Aim
Copy the data exactly as it appears, and do not include any pictures.

━━━━━━━━━━━━━━━━

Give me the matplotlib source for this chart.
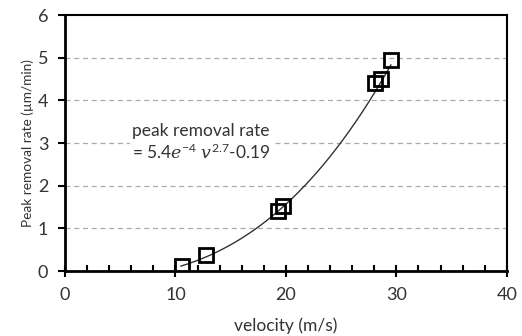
import numpy as np
import matplotlib
matplotlib.use("Agg")
import matplotlib.pyplot as plt
from matplotlib.ticker import MultipleLocator

plt.rcParams['font.family'] = ['Lato', 'DejaVu Sans']
plt.rcParams['mathtext.fontset'] = 'custom'
plt.rcParams['mathtext.rm'] = 'Lato'
plt.rcParams['mathtext.it'] = 'DejaVu Serif:italic'

velocity = [10.55, 12.8, 19.25, 19.7, 28.1, 28.6, 29.5]
removal_rate = [0.11, 0.37, 1.40, 1.52, 4.40, 4.50, 4.94]
fit_a, fit_b, fit_c = 5.4e-4, 2.7, -0.19
fit_range = [10.5, 29.5]

fig = plt.figure(figsize=(5.22, 3.36), dpi=100)
ax = fig.add_axes([0.1245, 0.193, 0.8465, 0.762])

v = np.linspace(fit_range[0], fit_range[1], 200)
ax.plot(v, fit_a * v ** fit_b + fit_c, color='#333333', lw=1.0, zorder=3)
ax.plot(velocity, removal_rate, linestyle='none', marker='s', ms=10.5,
        mfc='none', mec='black', mew=2.0, zorder=4)

ax.set_xlim(0, 40)
ax.set_ylim(0, 6)
ax.xaxis.set_major_locator(MultipleLocator(10))
ax.xaxis.set_minor_locator(MultipleLocator(2))
ax.yaxis.set_major_locator(MultipleLocator(1))
ax.tick_params(axis='x', which='major', direction='inout', length=9, width=1.5,
               labelsize=13, pad=7, labelcolor='#333333')
ax.tick_params(axis='x', which='minor', direction='in', length=4, width=1.5)
ax.tick_params(axis='y', which='major', direction='out', length=5, width=1.5,
               labelsize=13, pad=7, labelcolor='#333333')
for y in [1, 2, 3, 4, 5]:
    ax.axhline(y, color='#aaaaaa', lw=0.9, ls=(0, (4, 3)), zorder=1)
for s in ['left', 'bottom']:
    ax.spines[s].set_linewidth(2.0)
for s in ['top', 'right']:
    ax.spines[s].set_linewidth(1.5)

ax.set_xlabel('velocity (m/s)', fontsize=12.5, labelpad=10, color='#333333')
ax.set_ylabel('Peak removal rate (µm/min)', fontsize=9.8, labelpad=3, color='#333333')

ax.text(6.1, 3.02, 'peak removal rate\n= 5.4$\\mathit{e}^{-4}$ $\\mathit{v}^{2.7}$-0.19',
        fontsize=12.5, linespacing=1.25, va='center', ha='left', zorder=2,
        color='#333333', bbox=dict(facecolor='white', edgecolor='none', pad=2))

fig.savefig('out.png', dpi=100)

━━━━━━━━━━━━━━━━

Response below
Give me the matplotlib source for this chart.
import numpy as np
import matplotlib
matplotlib.use("Agg")
import matplotlib.pyplot as plt
from matplotlib.ticker import MultipleLocator

plt.rcParams['font.family'] = ['Lato', 'DejaVu Sans']
plt.rcParams['mathtext.fontset'] = 'custom'
plt.rcParams['mathtext.rm'] = 'Lato'
plt.rcParams['mathtext.it'] = 'DejaVu Serif:italic'

velocity = [10.55, 12.8, 19.25, 19.7, 28.1, 28.6, 29.5]
removal_rate = [0.11, 0.37, 1.40, 1.52, 4.40, 4.50, 4.94]
fit_a, fit_b, fit_c = 5.4e-4, 2.7, -0.19
fit_range = [10.5, 29.5]

fig = plt.figure(figsize=(5.22, 3.36), dpi=100)
ax = fig.add_axes([0.1245, 0.193, 0.8465, 0.762])

v = np.linspace(fit_range[0], fit_range[1], 200)
ax.plot(v, fit_a * v ** fit_b + fit_c, color='#333333', lw=1.0, zorder=3)
ax.plot(velocity, removal_rate, linestyle='none', marker='s', ms=10.5,
        mfc='none', mec='black', mew=2.0, zorder=4)

ax.set_xlim(0, 40)
ax.set_ylim(0, 6)
ax.xaxis.set_major_locator(MultipleLocator(10))
ax.xaxis.set_minor_locator(MultipleLocator(2))
ax.yaxis.set_major_locator(MultipleLocator(1))
ax.tick_params(axis='x', which='major', direction='inout', length=9, width=1.5,
               labelsize=13, pad=7, labelcolor='#333333')
ax.tick_params(axis='x', which='minor', direction='in', length=4, width=1.5)
ax.tick_params(axis='y', which='major', direction='out', length=5, width=1.5,
               labelsize=13, pad=7, labelcolor='#333333')
for y in [1, 2, 3, 4, 5]:
    ax.axhline(y, color='#aaaaaa', lw=0.9, ls=(0, (4, 3)), zorder=1)
for s in ['left', 'bottom']:
    ax.spines[s].set_linewidth(2.0)
for s in ['top', 'right']:
    ax.spines[s].set_linewidth(1.5)

ax.set_xlabel('velocity (m/s)', fontsize=12.5, labelpad=10, color='#333333')
ax.set_ylabel('Peak removal rate (µm/min)', fontsize=9.8, labelpad=3, color='#333333')

ax.text(6.1, 3.02, 'peak removal rate\n= 5.4$\\mathit{e}^{-4}$ $\\mathit{v}^{2.7}$-0.19',
        fontsize=12.5, linespacing=1.25, va='center', ha='left', zorder=2,
        color='#333333', bbox=dict(facecolor='white', edgecolor='none', pad=2))

fig.savefig('out.png', dpi=100)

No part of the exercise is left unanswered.